3. OneAudit unmatched CVRs: Each card pool has a complete set of CVRs, but the CVRS in the pools cannot be matched to the physical ballots. The physical ballots are kept in some kind of ordered “pile”. The card location is the name of the pool and the index into the pile (or equivilent). This is currently the situation for SanFrancisco County (see below), where each precinct generates CVRs but does not associate them with the physical ballot. We can use OneAudit rather than Polling, which performs better when the number of unmatched cards is not too high.

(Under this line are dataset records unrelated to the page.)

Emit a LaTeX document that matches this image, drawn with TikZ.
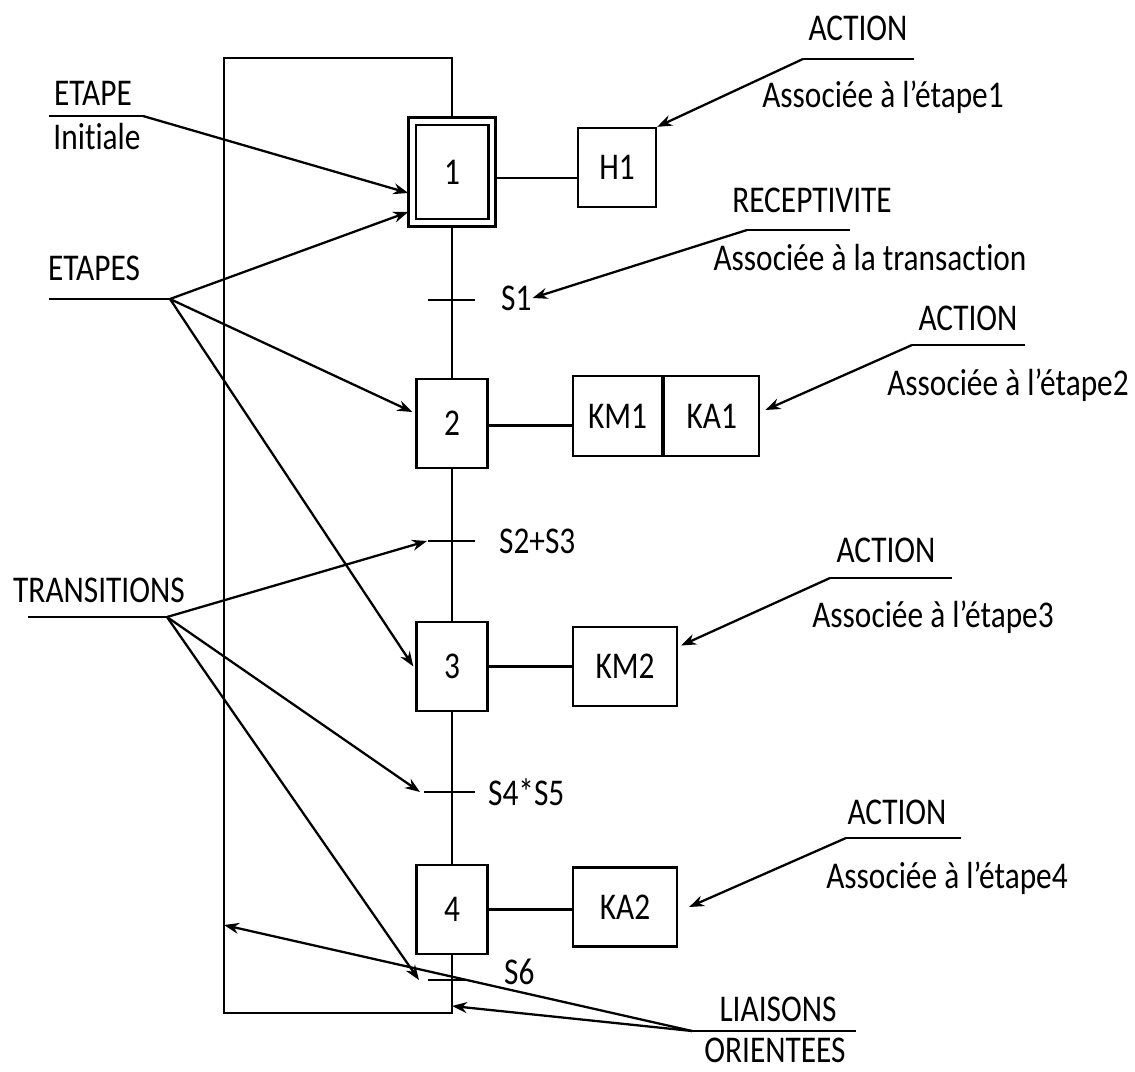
\documentclass[tikz,border=0pt]{standalone}
\usepackage{fontspec}
\setmainfont{Carlito}[FakeStretch=0.83, Ligatures=NoCommon]
\usetikzlibrary{arrows.meta}

\begin{document}
\begin{tikzpicture}[x=0.02cm, y=-0.02cm, >={Stealth[length=3mm,width=2.2mm]}, line width=1.3pt,
  every node/.style={font=\fontsize{21.5}{23}\selectfont, inner sep=0pt},
  etape/.style={draw, minimum width=1.42cm, minimum height=1.78cm},
  action/.style={draw, minimum height=1.58cm}]

\useasboundingbox (0,0) rectangle (1135,1071);

% Etapes
\node[etape, minimum width=1.6cm, minimum height=2.04cm, double, double distance=0.1cm, outer sep=0.075cm] (e1) at (452,172) {1};
\node[etape] (e2) at (452,423.5) {2};
\node[etape] (e3) at (452,666.5) {3};
\node[etape] (e4) at (452,909.5) {4};

% Transitions
\coordinate (t1) at (452,300);
\coordinate (t2) at (452,541);
\coordinate (t3) at (452,792);
\coordinate (t4) at (452,980);
\node[anchor=west] (s1) at (500,298) {S1};
\node[anchor=west] (s2) at (498,541) {S2+S3};
\node[anchor=west] (s3) at (487,792) {S4*S5};
\node[anchor=west] (s4) at (503,972) {S6};

% Actions
\node[action, minimum width=1.56cm] (h1) at (617,167.5) {H1};
\node[action, minimum width=1.78cm, minimum height=1.6cm] (km1) at (617.5,416) {KM1};
\node[action, minimum width=1.9cm, minimum height=1.6cm, anchor=west] (ka1) at (km1.east) {KA1};
\node[action, minimum width=2.08cm] (km2) at (625,666.5) {KM2};
\node[action, minimum width=2.08cm] (ka2) at (625,907) {KA2};

% Liaisons
\coordinate (lc) at (452,1013);
\coordinate (lb) at (224,1013);
\coordinate (lt) at (224,58);
\draw (e1) -- (e2) -- (e3) -- (e4);
\draw (e4.south) -- (lc) -- (lb) -- (lt) -| (e1.north);
\draw (e1.east) ++(0,6) -- (h1.west |- 0,178);
\draw (e2.east) ++(0,2) -- (km1.west |- 0,425.5);
\draw (e3.east) -- (e3.east -| km2.west);
\draw (e4.east) -- (e4.east -| ka2.west);
\draw (t1) ++(-24,0) -- ++(47,0);
\draw (t2) ++(-24,0) -- ++(47,0);
\draw (t3) ++(-28,0) -- ++(51,0);
\draw (t4) ++(-24,0) -- ++(38,0);

% Legendes gauche
\node (etape) at (93,93) {ETAPE};
\node (initiale) at (97,137) {Initiale};
\coordinate (u1a) at (49,116);
\coordinate (u1b) at (143,116);
\draw (u1a) -- (u1b);
\node (etapes) at (94,268) {ETAPES};
\coordinate (u2a) at (49,299);
\coordinate (u2b) at (170,299);
\draw (u2a) -- (u2b);
\node (transitions) at (99,590) {TRANSITIONS};
\coordinate (u3a) at (28,617);
\coordinate (u3b) at (167,617);
\draw (u3a) -- (u3b);
\node (liaisons) at (778,1009) {LIAISONS};
\node (orientees) at (775,1050) {ORIENTEES};
\coordinate (u4a) at (692,1031);
\coordinate (u4b) at (856,1031);
\draw (u4a) -- (u4b);

% Legendes droite
\node (action1) at (858,28) {ACTION};
\node (assoc1) at (883,97) {Associée à l’étape1};
\coordinate (a1a) at (803,59);
\coordinate (a1b) at (914,59);
\draw (a1a) -- (a1b);
\node (recept) at (812,200) {RECEPTIVITE};
\node (assoct) at (870,258) {Associée à la transaction};
\coordinate (r1a) at (747,230);
\coordinate (r1b) at (850,230);
\draw (r1a) -- (r1b);
\node (action2) at (968,318) {ACTION};
\node (assoc2) at (1008,385) {Associée à l’étape2};
\coordinate (a2a) at (912,345);
\coordinate (a2b) at (1025,345);
\draw (a2a) -- (a2b);
\node (action3) at (886,550) {ACTION};
\node (assoc3) at (933,617) {Associée à l’étape3};
\coordinate (a3a) at (830,578);
\coordinate (a3b) at (952,578);
\draw (a3a) -- (a3b);
\node (action4) at (897,812) {ACTION};
\node (assoc4) at (947,878) {Associée à l’étape4};
\coordinate (a4a) at (846,838);
\coordinate (a4b) at (961,838);
\draw (a4a) -- (a4b);

% Fleches
\draw[->] (u1b) -- ([yshift=-0.42cm]e1.west);
\draw[->] (u2b) -- ([yshift=-0.8cm]e1.west);
\draw[->] (u2b) -- ([xshift=-0.06cm, yshift=0.23cm]e2.west);
\draw[->] (u2b) -- ([xshift=-0.04cm]e3.west);
\draw[->] (u3b) -- ([xshift=-0.5cm]t2);
\draw[->] (u3b) -- ([xshift=-0.64cm]t3);
\draw[->] (u3b) -- ([xshift=-0.66cm]t4);
\draw[->] (u4a) -- ([yshift=1.76cm]lb);
\draw[->] (u4a) -- ([yshift=0.14cm]lc);
\draw[->] (a1a) -- (h1.north east);
\draw[->] (r1a) -- (s1.east);
\draw[->] (a2a) -- ([xshift=0.1cm, yshift=0.12cm]ka1.east);
\draw[->] (a3a) -- ([xshift=0.06cm, yshift=0.42cm]km2.east);
\draw[->] (a4a) -- ([xshift=0.22cm]ka2.east);

\end{tikzpicture}
\end{document}
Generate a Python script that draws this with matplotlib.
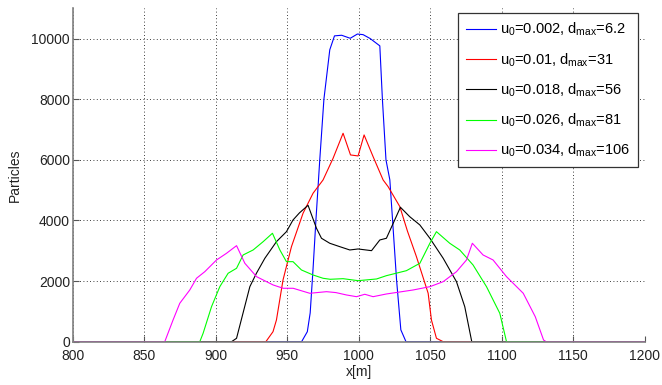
import matplotlib
matplotlib.use("Agg")
import matplotlib.pyplot as plt

plt.rcParams['font.family'] = ['Liberation Sans', 'DejaVu Sans']
plt.rcParams['mathtext.default'] = 'regular'

# series: x[m] and particle counts
x1 = [800, 955, 960, 964, 966, 968, 970, 972.7, 975.6, 979.7, 983, 988, 994, 999, 1003, 1008, 1014.7, 1016.5, 1019, 1021.7, 1023.6, 1026.4, 1029.4, 1033, 1200]
y1 = [0, 0, 0, 330, 950, 2400, 4000, 6000, 8000, 9630, 10090, 10110, 10010, 10150, 10130, 10000, 9760, 8000, 6000, 5340, 4020, 2040, 390, 0, 0]

x2 = [800, 935, 940, 942.4, 947, 952.9, 961, 968, 975, 982, 989, 994.2, 999.5, 1003.7, 1010, 1017, 1020.5, 1028.7, 1034, 1040.3, 1048.5, 1050.8, 1054.3, 1059, 1200]
y2 = [0, 0, 330, 716, 2036, 3135, 4237, 4897, 5336, 6050, 6877, 6161, 6128, 6821, 6105, 5336, 5115, 4455, 3650, 2805, 1597, 716, 112, 0, 0]

x3 = [800, 911, 914.5, 919, 923.8, 928.4, 934.3, 942.4, 949.4, 954, 958.5, 964.5, 970.4, 973.9, 979.7, 986.7, 993.7, 999.5, 1008.9, 1014.7, 1019.3, 1024, 1029.1, 1035.6, 1042.7, 1049.7, 1059, 1068.3, 1074.1, 1079, 1200]
y3 = [0, 0, 112, 937, 1815, 2257, 2752, 3300, 3630, 4016, 4250, 4500, 3742, 3412, 3247, 3135, 3026, 3059, 3003, 3356, 3412, 3900, 4435, 4125, 3851, 3412, 2752, 1980, 1155, 0, 0]

x4 = [800, 888.8, 891.1, 897, 902.8, 908.6, 914.5, 919.1, 926.1, 933.1, 939.6, 944.8, 949.4, 954, 959.9, 968, 975, 980, 989, 999.5, 1012.4, 1019.3, 1033.3, 1042.7, 1049.7, 1054.3, 1063.6, 1070.6, 1079.9, 1089.3, 1098.6, 1103.3, 1200]
y4 = [0, 0, 275, 1155, 1815, 2257, 2422, 2861, 3026, 3300, 3577, 3026, 2640, 2640, 2366, 2201, 2092, 2059, 2079, 2013, 2069, 2178, 2343, 2587, 3247, 3630, 3247, 3026, 2531, 1815, 937, 0, 0]

x5 = [800, 864.3, 870.1, 874.8, 881.8, 886.5, 892.3, 900.5, 907.5, 914.5, 920.3, 928.5, 940.1, 947.1, 954.1, 965.7, 977.4, 984, 991.4, 998.4, 1004.2, 1010, 1019.3, 1038, 1049.7, 1059, 1068.3, 1075.3, 1079.4, 1086.9, 1093.9, 1103.3, 1115, 1123.4, 1129.2, 1131, 1200]
y5 = [0, 0, 716, 1267, 1706, 2092, 2310, 2696, 2917, 3168, 2587, 2145, 1871, 1762, 1762, 1597, 1650, 1620, 1541, 1485, 1564, 1485, 1574, 1706, 1815, 1980, 2310, 2696, 3247, 2861, 2696, 2145, 1597, 825, 56, 0, 0]

labels = ['u$_0$=0.002, d$_{max}$=6.2', 'u$_0$=0.01, d$_{max}$=31',
          'u$_0$=0.018, d$_{max}$=56', 'u$_0$=0.026, d$_{max}$=81',
          'u$_0$=0.034, d$_{max}$=106']
colors = ['#0000ff', '#ff0000', '#000000', '#00ff00', '#ff00ff']
xs = [x1, x2, x3, x4, x5]
ys = [y1, y2, y3, y4, y5]

fig = plt.figure(figsize=(6.62, 3.85), dpi=100)
ax = fig.add_axes([0.110, 0.1125, 0.864, 0.866])

for x, y, c, lab in zip(xs, ys, colors, labels):
    ax.plot(x, y, color=c, lw=0.8, label=lab)

ax.set_xlim(800, 1200)
ax.set_ylim(0, 11000)
ax.set_xticks(range(800, 1201, 50))
ax.set_yticks(range(0, 10001, 2000))
ax.grid(True, linestyle=(0, (1, 3)), color='black', lw=0.6)
ax.tick_params(direction='in', length=4, labelsize=10, labelcolor='#222222', color='#555555')
ax.tick_params(axis='x', pad=5)
ax.tick_params(axis='y', pad=2)
for s in ['top', 'right']:
    ax.spines[s].set_visible(False)
for s in ['left', 'bottom']:
    ax.spines[s].set_color('#808080')
    ax.spines[s].set_linewidth(1.2)
ax.set_xlabel('x[m]', fontsize=10, color='#222222', labelpad=2)
ax.set_ylabel('Particles', fontsize=10, color='#222222', labelpad=7)

leg = ax.legend(loc='upper right', bbox_to_anchor=(0.988, 0.986), borderaxespad=0,
                fontsize=10.5, fancybox=False, framealpha=1, edgecolor='#333333',
                handlelength=2.0, borderpad=0.55, labelspacing=0.88, handletextpad=0.3)
leg.get_frame().set_linewidth(0.9)

fig.savefig('out.png', dpi=100)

   • CardPoolNoBallotStyle: The cards in each pool may have different Ballot Style. For each pool, scan the CVRs for that pool and form the union of the contests. This union is the psuedo ballot style for the pool, and is added to the list of contests on the AuditableCard. Scan the CVRS again and for each contest, count the number of cards that do not have that contest. Add that count to the contest maximum number of cards (Nc) and adjust the margin accordingly. This allows us to run a OneAudit with styles=true, with the adjusted margins. We can use the pooled CVRs as the test MVRs.

   • CardPoolWithBallotStyle: If the cards in each pool all have the same Ballot Style, the above algorithm reduces to running OneAudit with styles=true, where the margin adjustment is zero.

4. Polling audit: we create simulated CVRs that exactly match the reported vote count, ncards and undervotes to use as the test MVRs.